Because if speaking out against him has absolutely no impact on policy, if the voting machines are sufficiently jiggered and his opponents sufficiently irresolute, if protests are ignored by politicians and news outlets alike, and if the elected representatives staunchly ignore the will of their constituents in favor of the leader’s aforementioned whims, then it is futile to bother with any of these things. Opposition is futile: you can do it until you’re blue in the state, but nothing will happen. It’s like boycotting Wal-Mart because it treats its employees badly: knock yourself out, but don’t expect the corporation to go socialist all of a sudden. In fact, people that make such a stand are labeled cranks and idealists, reality-based unwashed hippie losers. It’s humiliating. There’s a Wal-Mart right over there, just go buy a pack of batteries. Ahhh, that feeling of futility is gone. Now you’re normal again.
Reactionaries please note I have never patronized a Wal-Mart.
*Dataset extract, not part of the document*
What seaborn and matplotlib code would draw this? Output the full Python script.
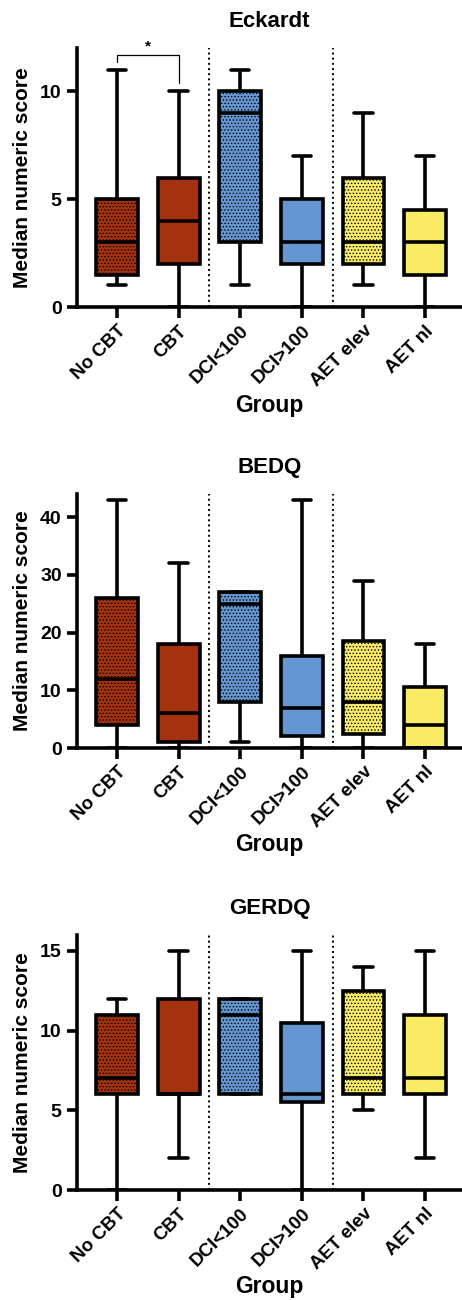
import pandas as pd
import matplotlib
matplotlib.use("Agg")
import matplotlib.pyplot as plt
import seaborn as sns

# groups and colours
groups = ["No CBT", "CBT", "DCI<100", "DCI>100", "AET elev", "AET nl"]
colors = ["#A5320F", "#A5320F", "#6496D2", "#6496D2", "#FAEB64", "#FAEB64"]
dotted = [True, False, True, False, True, False]

# five-number summaries: min, q1, median, q3, max
eck_stats = [
    [1, 1.5, 3, 5, 11],
    [0, 2, 4, 6, 10],
    [1, 3, 9, 10, 11],
    [0, 2, 3, 5, 7],
    [1, 2, 3, 6, 9],
    [0, 1.5, 3, 4.5, 7],
]
bedq_stats = [
    [0, 4, 12, 26, 43],
    [0, 1, 6, 18, 32],
    [1, 8, 25, 27, 27],
    [0, 2, 7, 16, 43],
    [0, 2.5, 8, 18.5, 29],
    [0, 0, 4, 10.5, 18],
]
gerdq_stats = [
    [0, 6, 7, 11, 12],
    [2, 6, 6, 12, 15],
    [6, 6, 11, 12, 12],
    [0, 5.5, 6, 10.5, 15],
    [5, 6, 7, 12.5, 14],
    [2, 6, 7, 11, 15],
]

panels = [
    ("Eckardt", eck_stats, 12, [0, 5, 10]),
    ("BEDQ", bedq_stats, 44, [0, 10, 20, 30, 40]),
    ("GERDQ", gerdq_stats, 16, [0, 5, 10, 15]),
]

sns.set_theme(style="ticks")
plt.rcParams["font.family"] = ["Liberation Sans", "DejaVu Sans"]
plt.rcParams["font.weight"] = "bold"
plt.rcParams["axes.labelweight"] = "bold"
plt.rcParams["axes.titleweight"] = "bold"
plt.rcParams["text.color"] = "black"
plt.rcParams["axes.labelcolor"] = "black"
plt.rcParams["xtick.color"] = "black"
plt.rcParams["ytick.color"] = "black"
plt.rcParams["axes.edgecolor"] = "black"
plt.rcParams["hatch.linewidth"] = 0.6
plt.rcParams["hatch.color"] = "black"

fig = plt.figure(figsize=(4.62, 13), dpi=100)
rects = [
    [0.1667, 0.7638, 0.8333, 0.1992],
    [0.1667, 0.4246, 0.8333, 0.1954],
    [0.1667, 0.0846, 0.8333, 0.1962],
]

for (title, stats, ymax, yticks), rect in zip(panels, rects):
    ax = fig.add_axes(rect)
    rows = []
    for g, s in zip(groups, stats):
        for v in s:
            rows.append({"group": g, "score": v})
    df = pd.DataFrame(rows)

    sns.boxplot(data=df, x="group", y="score", hue="group", order=groups,
                hue_order=groups, palette=colors, saturation=1, whis=(0, 100),
                width=0.68, linewidth=2.6, linecolor="black", legend=False,
                dodge=False, capwidths=0.3, ax=ax)
    for patch, d in zip(ax.patches, dotted):
        if d:
            patch.set_hatch(".....")

    ax.axvline(1.5, color="black", ls=":", lw=1.4)
    ax.axvline(3.5, color="black", ls=":", lw=1.4)

    ax.set_xlim(-0.65, 5.6)
    ax.set_ylim(0, ymax)
    ax.set_yticks(yticks)
    ax.set_title(title, fontsize=16, pad=15)
    ax.set_ylabel("Median numeric score", fontsize=15)
    ax.set_xlabel("Group", fontsize=16.5)
    ax.yaxis.set_label_coords(-0.118, 0.5)
    ax.xaxis.set_label_coords(0.5, -0.335)

    ax.tick_params(axis="both", direction="out", width=2.6, length=7,
                   labelsize=14, pad=4)
    ax.tick_params(axis="x", length=8, pad=3, labelsize=13.5)
    ax.set_xticks(range(len(groups)))
    ax.set_xticklabels(groups, rotation=45, ha="right", rotation_mode="anchor",
                       fontweight="bold")
    for lab in ax.get_yticklabels():
        lab.set_fontweight("bold")

    sns.despine(ax=ax)
    ax.spines["left"].set_linewidth(2.6)
    ax.spines["bottom"].set_linewidth(2.6)

    if title == "Eckardt":
        ax.plot([0, 0, 1, 1], [11.35, 11.7, 11.7, 10.4], color="black", lw=0.9)
        ax.text(0.5, 11.75, "*", ha="center", va="bottom", fontsize=11)

fig.savefig("out.png", dpi=100)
What I’m driving at here is that Americans are drowning in a sense of futility right now. They are humiliated. George W. Bush (just for example) crapped on their heads, so they elected Nancy Pelosi to lead the charge against him, and Pelosi kicked them in the testicles. Humiliating. Many folks, having read my occasional screeds documenting the death rattles of mankind, comment that rather than whining, we ought to be DOING something about the issues (by "we" they mean "me", of course; they’re already making a difference with street theater featuring Uncle Sam mimes with papier-mâché tanks and wheelbarrows stuffed with fake dollar bills). May the religious entity of their choice bless them, may they never get that horrible ant-like feeling of futility, but lordy lord do I ever get it myself. It doesn’t mean I’m living in a dictatorship. Maybe I just have a low tolerance for being ignored by all-powerful megalomaniacs pissing my tax dollars away to expand the reach of their personal corporate empires. Maybe I’m hypersensitive to a bunch of subnormal bureaucrats deciding how much freedom is too much for my own good. Probably I am. But once that old feeling of futility sneaks up on me, it sure takes hold.
If it was impossible to oppose a fellow like George W. Bush (just for example) because he would send brownshirts to your house to cut off your ears and put food on your family, it would be a whole lot more fun. We could have secret meetings and run little hand-cranked printing presses day and night, distributing leaflets concealed inside baskets of luncheon rolls. Eventually someone would figure out a way to electrify his bunny slippers, and the next thing you know Biff Zapata is walking into the White House and it’s a whole new day. Many a dictator has succumbed to the impossible in this manner. But it’s not impossible to oppose Bush, only futile. I have been opposing him since he first started governing the country, way back in 2002. What has been the yield of my efforts? What have the steadfast and urgent efforts of all my fellow-travelers opposing this erstwhile tyrant amounted to? Hint: it’s a quantity in the mid- to low- zilch region, relative to the damage he has meanwhile done on the slightest caprice.
So two questions hang in the air, like goiters: first, are we living in a dictatorship? I know you saw through my cunning rhetorical subterfuges above and know that this is what I was driving at the whole time. And you probably know that my answer is "yes", but that it’s a dictatorship empowered by futility rather than violence (the violence being restricted to people we’ve recently attacked, such as Afghanis, Iraqis, or black Southerners, plus a handful of suspects whisked away for torture, just to remind everybody else there are worse sensations than a feeling of futility). That said, the second question arises from the first: if this is a dictatorship, even of the subtlest kind, what does one do about it? It’s humiliating to go around being outwitted at every turn by a president so incompetent he couldn’t light a match if you held the blowtorch. I think the answer lies in the nature of the impossible.
We should probably be attempting impossible things. Our current incremental approach amounts to pitching pebbles in the tide. World events play up the sense of futility: are we really going to diddle around demanding improved fuel economy when the seas are already going to rise five meters? How high is that in feet, anyway? If we’re at Peak Oil already, is it really worthwhile attempting to stop these rotten oilmen fighting it out in faraway deserts? Can’t we just wait until the oil runs out? If the educational system is so broken it will take decades to fix, shouldn’t we just bustle our kids into private schools now, rather than hope they graduate from high school when they’re thirty? It all seems dreadfully futile, put in that kind of context. But let’s talk about the impossible: cars that run five trillion billion miles on a thimbleful of mint sauce! A protective snow globe built over the entire North Pole with "Merry Xmas" engraved on the genuine burl walnut base! A proportionally representative government with mandatory voting for all adults, universal healthcare, and a lifetime supply of Circus Peanuts for every citizen! The more impossible something is, the more worthwhile it seems. At least there’s no disgrace if it doesn’t quite pan out the way you intended. Come to think of it, that’s probably the main appeal these days of demanding the impeachment of George W. Bush: when the Republicans were in control of the House and Senate, it was futile. Now that the Democrats are in charge, it’s impossible.